Deflategate is over and done with, right?
Nope. The topic is back in the form of a Foot Locker commercial with the one and only Tom Brady. But this time around, it's purely laughable.
The Patriots' star made light of the situation that led to his multi-game suspension this season. In case you forgot, deflategate refers to the 2014 AFC Championship game in which Brady ordered several footballs to be depressurized. His implication in the case has been questionable at best, but NFL Commissioner Roger Goodell suspended him for the first 4 regular games of this season.
Fans have repeatedly been at odds with Mr. Goodell since he was selected to be the successor for Paul Tagliabue on August 8, 2006. In the eyes of many, his mission of "protecting the shield" has translated into the depletion of fun from the game. He amped up the league's fines and suspensions policy to include previous innocuous offenses, like excessive touchdown celebrations.
His 2007 NFL Personal Conduct Policy mirrored a similar policy implemented in the NBA by Commissioner David Stern in response to the infamous "Malice in the Palace" involving Ron Artest and others going into the crowd to fight fans. Goodell's first order of business was to suspend Tennessee Titans cornerback Pacman Jones and Cincinnati Bengals wide receiver Chris Henry.
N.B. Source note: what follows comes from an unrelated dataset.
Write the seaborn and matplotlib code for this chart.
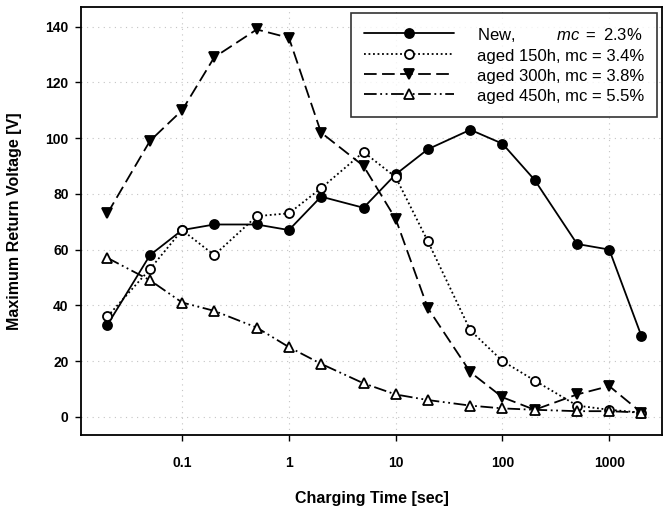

In the ensuing seasons, he would penalize some of the league's stars including Donte Stallworth, Ben Roethlisberger, Ndamukong Suh, and Ray Rice for committing drug and violent offenses.
Goodell has worked in the NFL since 1982, when he was just 23 years old. Back then, he was an administrative intern in the league's New York office under former Commissioner Pete Rozelle, a job he secured through a letter-writing campaign to every NFL team and members of the league office. It's this kind of tenacity that helped Goodell land the biggest job in football, and it's also what has made him so hard-nosed throughout his tenure.
For awhile it appeared that Tom Brady's four game suspension, which was handed down in 2015, would be eradicated. On September 3rd of that year, Judge Berman cited a lack of fair due process for suspending Brady and declared the NFL guilty for violating federal law in determining him guilty.
The NFL later announced it would appeal Judge Berman's decision a few hours after the suspension was overturned. On April 25, 2016, the Second Circuit court reinstated Brady's 4-game suspension. Much to the chagrin of Patriots' fans, it was done and dusted.
Of course they only lost one game out of their first 4 without Brady, so its now a moot point. This is why we can all laugh at Foot Locker's humorous commercial.